My research interest involves structural and functional studies of membrane proteins, originating from prokaryotic and eukaryotic organisms, using x-ray crystallography. Membrane proteins mediate the cell exchange of energy, nutrients and information and, thus, are targets for a majority of the prescribed drugs (50% of drugs on the market target membrane proteins). Although, 25% of the proteins in genomes are membrane proteins, less than 1% of their structures are known. I am typically interested in secondary transport proteins among membrane proteins. They are highly relevant to human physiology and disease (eg. depression, diabetes, multidrug resistance). Also of note, at least two widely prescribed drugs [fluoxetine (Prozac) and omeprazole (Prilosec)], are targeted to membrane-transport proteins. Despite the utter medical importance of membrane proteins, the molecular basis of their function has been and continues to be an arduous task. Since the study of membrane proteins is challenging, the chances of success can be increased with the number of trials, specifically by implementing high throughput methodology in protein expression and crystallization.
- Carbohydrate transporters
Carbohydrates serve as basic fuel molecules for eukaryotic cells. These molecules are unable to freely diffuse across cellular membranes but instead require transporter proteins to either enter or exit cells. Carbohydrate transporters have similar structures, consisting of 12 transmembrane helixes. Aberranttransporter genes are the cause of several congenital defects of sugar metabolism (GLUT1 deficiency and Fanconi-Bickel syndromes), and a malfunctionof glucose transporter expression or regulation (GLUT4) appears to contribute to the insulin resistance syndrome.
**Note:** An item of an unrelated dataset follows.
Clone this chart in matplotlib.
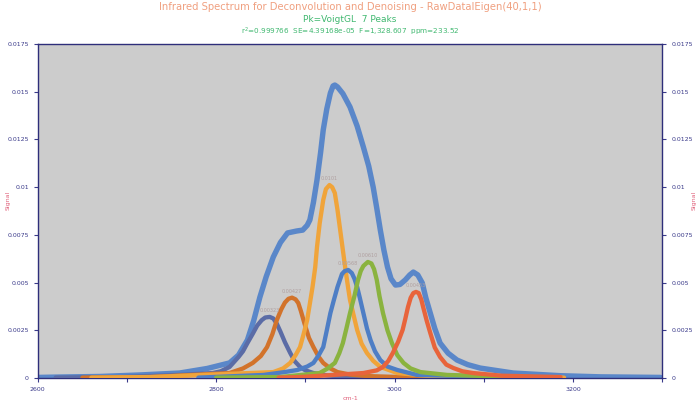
#Import libraries
import numpy as np
import matplotlib
matplotlib.use('Agg')
import matplotlib.pyplot as plt
from matplotlib.ticker import MultipleLocator
#/Import libraries

#Data: measured spectrum (cm-1, signal)#
sum_wn=[2600,2625,2670,2715,2759,2790,2815,2825,2835,2842,2849,2856,2864,2872,2880,2890,2897,2902,2905,2909,2913,2917,2920,2924,2928,2931,2933,2936,2942,2950,2958,2965,2971,2976,2980,2984,2988,2992,2996,3001,3006,3012,3017,3021,3026,3031,3035,3040,3045,3051,3060,3070,3082,3096,3133,3186,3231,3298]
sum_val=[0.00003,0.00005,0.00008,0.00016,0.00026,0.0005,0.00079,0.0012,0.00199,0.0030,0.00424,0.0053,0.00634,0.0071,0.0076,0.0077,0.00775,0.0080,0.00828,0.0092,0.01038,0.0118,0.0130,0.0141,0.01493,0.0153,0.01535,0.01525,0.0149,0.0142,0.0132,0.0121,0.0111,0.0100,0.0089,0.00775,0.0067,0.00582,0.0052,0.00487,0.0049,0.00514,0.0054,0.00555,0.0054,0.00498,0.0042,0.0034,0.0026,0.00183,0.0013,0.00094,0.0007,0.00052,0.00026,0.00012,0.00006,0.00003]

#Data: fitted peaks#
p1_wn=[2620,2692,2759,2796,2805,2815,2825,2830,2835,2841,2846,2851,2855,2860,2864,2868,2872,2877,2883,2888,2894,2900,2909,2925,2950,3029]
p1_val=[0.00002,0.00005,0.00016,0.00026,0.00035,0.00058,0.0011,0.0014,0.00183,0.00232,0.00275,0.00303,0.00317,0.0032,0.00312,0.00284,0.00243,0.00188,0.00131,0.00088,0.00058,0.0004,0.00026,0.00013,0.00005,0.00002]
p2_wn=[2650,2726,2815,2830,2841,2850,2857,2863,2868,2873,2877,2881,2885,2889,2892,2895,2899,2904,2909,2915,2920,2928,2936,2950,2970,3006,3096]
p2_val=[0.00002,0.00005,0.00026,0.0005,0.00079,0.00115,0.00162,0.0023,0.00304,0.0036,0.00395,0.00415,0.00421,0.00412,0.00393,0.0035,0.00285,0.0021,0.00162,0.0011,0.00079,0.0005,0.00031,0.00018,0.0001,0.00005,0.00002]
p3_wn=[2660,2726,2864,2875,2883,2889,2894,2898,2902,2905,2908,2911,2913,2916,2920,2923,2927,2930,2933,2936,2939,2942,2945,2948,2950,2954,2958,2963,2969,2976,2984,3003,3040,3096,3190]
p3_val=[0.00002,0.00005,0.00031,0.0005,0.00079,0.0012,0.00162,0.0023,0.00304,0.0039,0.00477,0.0058,0.00686,0.0081,0.00933,0.0099,0.01011,0.0100,0.00969,0.0088,0.00775,0.0067,0.00566,0.0047,0.00409,0.0033,0.00252,0.0018,0.00131,0.0009,0.00058,0.00026,0.0001,0.00005,0.00002]
p4_wn=[2780,2853,2875,2891,2902,2909,2915,2920,2924,2928,2932,2936,2941,2944,2948,2952,2955,2958,2961,2965,2969,2973,2978,2984,2992,3003,3025,3118]
p4_val=[0.00002,0.00016,0.0003,0.00042,0.0006,0.00079,0.0012,0.00162,0.0025,0.0034,0.0041,0.00477,0.00545,0.0056,0.00566,0.0055,0.0052,0.00477,0.0042,0.0034,0.0026,0.00199,0.0014,0.00094,0.0006,0.00042,0.00016,0.00005]
p5_wn=[2800,2872,2916,2925,2933,2938,2942,2946,2950,2955,2959,2962,2965,2970,2974,2977,2980,2983,2987,2992,2997,3003,3010,3018,3029,3059,3141]
p5_val=[0.00002,0.00005,0.00026,0.0005,0.00079,0.0013,0.00183,0.0026,0.0034,0.0043,0.00514,0.0056,0.00587,0.00608,0.006,0.0057,0.00514,0.0043,0.0034,0.0025,0.00183,0.0012,0.00079,0.0005,0.00031,0.00016,0.00005]
p6_wn=[2870,2894,2965,2980,2987,2993,2998,3004,3009,3012,3015,3018,3021,3024,3027,3030,3032,3036,3040,3045,3051,3058,3066,3076,3088,3120,3186]
p6_val=[0.00002,0.00005,0.00026,0.0004,0.00058,0.0009,0.00131,0.0019,0.00252,0.0031,0.00372,0.0042,0.00445,0.00451,0.00445,0.0041,0.00372,0.0030,0.00236,0.0016,0.0011,0.0007,0.00052,0.00035,0.00026,0.00012,0.00005]

peak_labels=['0.00323','0.00427','0.0101','0.00568','0.00610','0.00453']
peak_colors=['#5b6ca6','#d2732b','#f0a43a','#4e7ec5','#8ab33f','#e8643b']
#/Data#

#Figure#
fig=plt.figure(figsize=(7,4),dpi=100)
ax=fig.add_axes([0.054,0.055,0.892,0.835])
ax.set_facecolor('#cccccc')

ax.plot(sum_wn,sum_val,'-',color='#5a87c9',lw=3.9,solid_capstyle='round',solid_joinstyle='round',zorder=2)
peaks=[(p1_wn,p1_val),(p2_wn,p2_val),(p3_wn,p3_val),(p4_wn,p4_val),(p5_wn,p5_val),(p6_wn,p6_val)]
for (wn,val),c,lab in zip(peaks,peak_colors,peak_labels):
  ax.plot(wn,val,'-',color=c,lw=3.1,solid_capstyle='round',solid_joinstyle='round',zorder=3)
  i=int(np.argmax(val))
  ax.text(wn[i],val[i]+0.0002,lab,fontsize=3.5,color='#b0a0a0',ha='center',va='bottom',zorder=4)

ax.set_xlim(2600,3300);ax.set_ylim(0,0.0175)
ax.xaxis.set_major_locator(MultipleLocator(200))
ax.xaxis.set_minor_locator(MultipleLocator(100))
ax.set_yticks([0,0.0025,0.005,0.0075,0.01,0.0125,0.015,0.0175])
ax.set_yticklabels(['0','0.0025','0.005','0.0075','0.01','0.0125','0.015','0.0175'])
ax.tick_params(axis='both',labelsize=4.5,colors='#3a3a8a',length=3,width=0.8)
ax.tick_params(axis='x',which='minor',length=3,width=0.8,colors='#3a3a8a')
ax.tick_params(axis='y',right=True,labelright=True)
for s in ax.spines.values():
  s.set_color('#2e2e7a');s.set_linewidth(1.0)

#Labels#
ax.set_xlabel('cm-1',fontsize=4.5,color='#e0607a',labelpad=3)
fig.text(0.011,0.5,'Signal',rotation=90,ha='center',va='center',fontsize=4.5,color='#e0607a')
fig.text(0.991,0.5,'Signal',rotation=90,ha='center',va='center',fontsize=4.5,color='#e0607a')

fig.text(0.5,0.982,'Infrared Spectrum for Deconvolution and Denoising - RawDataIEigen(40,1,1)',ha='center',va='center',fontsize=7.2,color='#f0a080')
fig.text(0.5,0.95,'Pk=VoigtGL  7 Peaks',ha='center',va='center',fontsize=6.5,color='#40b870')
fig.text(0.5,0.92,'r$^2$=0.999766  SE=4.39168e-05  F=1,328.607  ppm=233.52',ha='center',va='center',fontsize=5.2,color='#40b870')
#/Labels#

fig.savefig('out.png',dpi=100,facecolor='white')
print('Finished!')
In animal models of type II non-insulin dependent diabetes, a decrease in the levels of GLUT2 in the pancreatic cells precedes the development of diabetes. Homologous proteins of human GLUT were crystallized (see BMB website) and the structural determination is ongoing.
Proteins are dynamic systems and in order to understand the molecular basis of their function, it is important to determine the structures of several of their different key conformations. For example, below movie of Fructose-1,6-bisphosphatase (FBPase; a key gluconeogenic cytosolic phosphatase) represented the changes in protein conformation as it goes through the apo, substrates-, intermediate-, and product-bound states. The FBPase crystal structures in these different ligation stages were solved.
The movie of Lactose permease (the membrane transporter for lactose) also represented different stages of the protein action, however, currently, only one conformation is known. The dynamics shown in the movie is based on electron spin resonance studies corroborated with the available crystal structure showing the distance changes between specific spin labels in dynamic domains while the protein is transporting lactose.